Review of Prof Bindu Puri’s “The Tagore–Gandhi Debate on Matters of Truth and Untruth”

Tagore and Gandhi corresponded with each other in the form of letters, newspaper articles and rejoinders that span a period of 26 years starting from 1915 till the end of Tagore’s life in 1941. This was historically significant in the backdrop of the tumultuous emergence of a nation called India.

Prof Kumkum Bhattacharya, Visva-Bharati University.
Prof Kumkum Bhattacharya, Visva-Bharati University.

From these correspondences, Puri, a philosopher, researches those that concern Tagore and Gandhi’s understanding and practice of truth (and untruth); issues that are of central concern to philosophers. Through this, Puri has made a novel attempt to go beyond the usual historic-political discourse of these two epochal personalities to enter the realm of philosophic insight and analysis helping us in understanding their individual ideas and principles while being allowed to appreciate the similarities and variations objectively; there is no space in the narrative for us to take sides.

Puri has also attempted to delineate, too finely in my opinion, the sources that underpinned Gandhi’s perceptions. Her treatment of Tagore’s ideas is superficial, though, if it was developed along the lines indicated, could have been a very fulfilling exercise into the intellect of this creative individual.

Sabyasachi Bhattacharya, a historian’s contribution to the critical discussion of the correspondence between Tagore and Gandhi, is the benchmark for many scholars. Puri uses this text copiously from the point of view of arranging the divisions in the historical timeline of the exchange that were clearly (in Bhattacharya’s view) triggered by the historical/political/social nature of event(s).

Bhattacharya suggests that if we seek to go beyond this plane into that of ideas then we should care to observe and appreciate the ‘family resemblance’ in their statements on truth and untruth so that we avoid the pitfalls of forced debate on the contrasts between the two.

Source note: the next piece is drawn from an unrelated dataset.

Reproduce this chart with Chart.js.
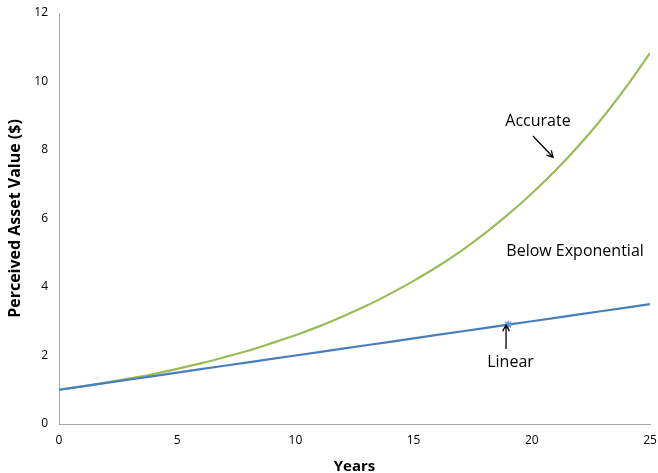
<!DOCTYPE html>
<html>
<head>
<meta charset="utf-8">
<script src="https://cdn.jsdelivr.net/npm/chart.js@4.4.1/dist/chart.umd.min.js"></script>
<style>
  html, body { margin: 0; padding: 0; background: #fff; }
  #wrap { width: 658px; height: 473px; }
</style>
</head>
<body>
<div id="wrap"><canvas id="grafico" width="658" height="473"></canvas></div>
<script>
// anos (eixo x)
const years = [0, 1, 2, 3, 4, 5, 6, 7, 8, 9, 10, 11, 12, 13, 14, 15, 16, 17, 18, 19, 20, 21, 22, 23, 24, 25];
// curva verde (accurate)
const accurate = [1.00, 1.10, 1.21, 1.33, 1.46, 1.61, 1.77, 1.95, 2.14, 2.36, 2.59, 2.85, 3.14, 3.45, 3.80, 4.18, 4.59, 5.05, 5.56, 6.12, 6.73, 7.40, 8.14, 8.95, 9.85, 10.83];
// reta azul (linear)
const linear = [1.0, 1.1, 1.2, 1.3, 1.4, 1.5, 1.6, 1.7, 1.8, 1.9, 2.0, 2.1, 2.2, 2.3, 2.4, 2.5, 2.6, 2.7, 2.8, 2.9, 3.0, 3.1, 3.2, 3.3, 3.4, 3.5];
const markedYear = 19;

const xTicks = [0, 5, 10, 15, 20, 25];
const yTicks = [0, 2, 4, 6, 8, 10, 12];

// textos e setas em coordenadas de dados
const labels = [
    { text: 'Accurate', x: 20.26, y: 8.82 },
    { text: 'Below Exponential', x: 21.83, y: 5.05 },
    { text: 'Linear', x: 19.1, y: 1.79 }
];
const arrows = [
    { x1: 20.05, y1: 8.41, x2: 20.9, y2: 7.79 },
    { x1: 18.91, y1: 2.19, x2: 18.91, y2: 2.89 }
];

const FONT = '"Open Sans", Lato, sans-serif';

const annotationsPlugin = {
    id: 'anotacoes',
    afterDatasetsDraw(chart) {
        const c = chart.ctx;
        const xs = chart.scales.x, ys = chart.scales.y;
        c.save();
        c.fillStyle = '#000';
        c.font = '16px ' + FONT;
        c.textAlign = 'center';
        c.textBaseline = 'middle';
        labels.forEach(l => c.fillText(l.text, xs.getPixelForValue(l.x), ys.getPixelForValue(l.y)));
        c.strokeStyle = '#000';
        arrows.forEach(a => {
            const x1 = xs.getPixelForValue(a.x1), y1 = ys.getPixelForValue(a.y1);
            const x2 = xs.getPixelForValue(a.x2), y2 = ys.getPixelForValue(a.y2);
            const ang = Math.atan2(y2 - y1, x2 - x1);
            c.beginPath();
            c.moveTo(x1, y1);
            c.lineTo(x2, y2);
            c.moveTo(x2 - 7 * Math.cos(ang - 0.5), y2 - 7 * Math.sin(ang - 0.5));
            c.lineTo(x2, y2);
            c.lineTo(x2 - 7 * Math.cos(ang + 0.5), y2 - 7 * Math.sin(ang + 0.5));
            c.lineWidth = 1.3;
            c.stroke();
        });
        c.restore();
    }
};

const ctx = document.getElementById('grafico').getContext('2d');
const grafico = new Chart(ctx, {
    type: 'line',
    data: {
        datasets: [
            {
                label: 'Linear',
                data: years.map((x, i) => ({ x: x, y: linear[i] })),
                borderColor: '#4a7ebb',
                borderWidth: 2.2,
                pointRadius: years.map(x => x === markedYear ? 4 : 0),
                pointStyle: 'star',
                pointBorderColor: '#5b9bd5',
                pointBorderWidth: 1.5,
                tension: 0
            },
            {
                label: 'Accurate',
                data: years.map((x, i) => ({ x: x, y: accurate[i] })),
                borderColor: '#9bbb59',
                borderWidth: 2.2,
                pointRadius: 0,
                cubicInterpolationMode: 'monotone'
            }
        ]
    },
    options: {
        responsive: false,
        animation: false,
        layout: { padding: { top: 13, right: 8, left: 0, bottom: 0 } },
        plugins: { legend: { display: false }, tooltip: { enabled: false } },
        scales: {
            x: {
                type: 'linear',
                min: 0, max: 25,
                afterBuildTicks: s => { s.ticks = xTicks.map(v => ({ value: v })); },
                afterFit: s => { s.height = 49; s.paddingLeft = 0; s.paddingRight = 0; },
                grid: { display: false, drawTicks: false },
                border: { color: '#a6a6a6', width: 1 },
                ticks: { color: '#000', font: { family: FONT, size: 12 }, padding: 9 },
                title: { display: true, text: 'Years', color: '#000', font: { family: FONT, size: 15, weight: 'bold' }, padding: { top: 7, bottom: -3 } }
            },
            y: {
                min: 0, max: 12,
                afterBuildTicks: s => { s.ticks = yTicks.map(v => ({ value: v })); },
                afterFit: s => { s.width = 59; s.paddingTop = 0; s.paddingBottom = 0; },
                grid: { display: false, drawTicks: false },
                border: { color: '#a6a6a6', width: 1 },
                ticks: { color: '#000', font: { family: FONT, size: 12 }, padding: 11 },
                title: { display: true, text: 'Perceived Asset Value ($)', color: '#000', font: { family: FONT, size: 16, weight: 'bold' }, padding: { top: 6, bottom: 0 } }
            }
        }
    },
    plugins: [annotationsPlugin]
});
</script>
</body>
</html>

As Tagore and Gandhi’s correspondence is rather small, it needs to be balanced with the vast cornucopia of works and the varying impact they had on both intellectuals and lay readers.

The strength of this book lies in the portrayal of two highly reflective individuals with contrasting life styles, vocations, world views and ideas, engaging and participating in the concerns of their times and from that engagement developing a body of intellectually stimulating ideas that are central to philosophy and its discourse.

The Tagore–Gandhi Debate on Matters of Truth and Untruth

The book, at a subliminal level, communicates that neither Tagore nor Gandhi had any pretension for their thoughts and ideas transcending to a doctrine or credo or to be considered philosophers. The correspondence is dialogic in nature, standing testimony to their eagerness and willingness to sound out their ideas. Puri’s somewhat lengthy discussion of the influence of specific philosophical texts, more on Gandhi and fleetingly on Tagore, does not emerge as the cornerstone of the volume.

Puri’s position of Tagore being considered a philosopher and Gandhi growing into one over the years does have a certain appeal to our reason, though this position is somewhat restrictive and constricting. However, the volume, for the first time, brings to the scholarly table many aspects that have not hitherto been part of philosophical discourse. Tagore’s creative oeuvre is placed on the same platform with Gandhi’s political and other writings, as windows into their minds and sensibilities.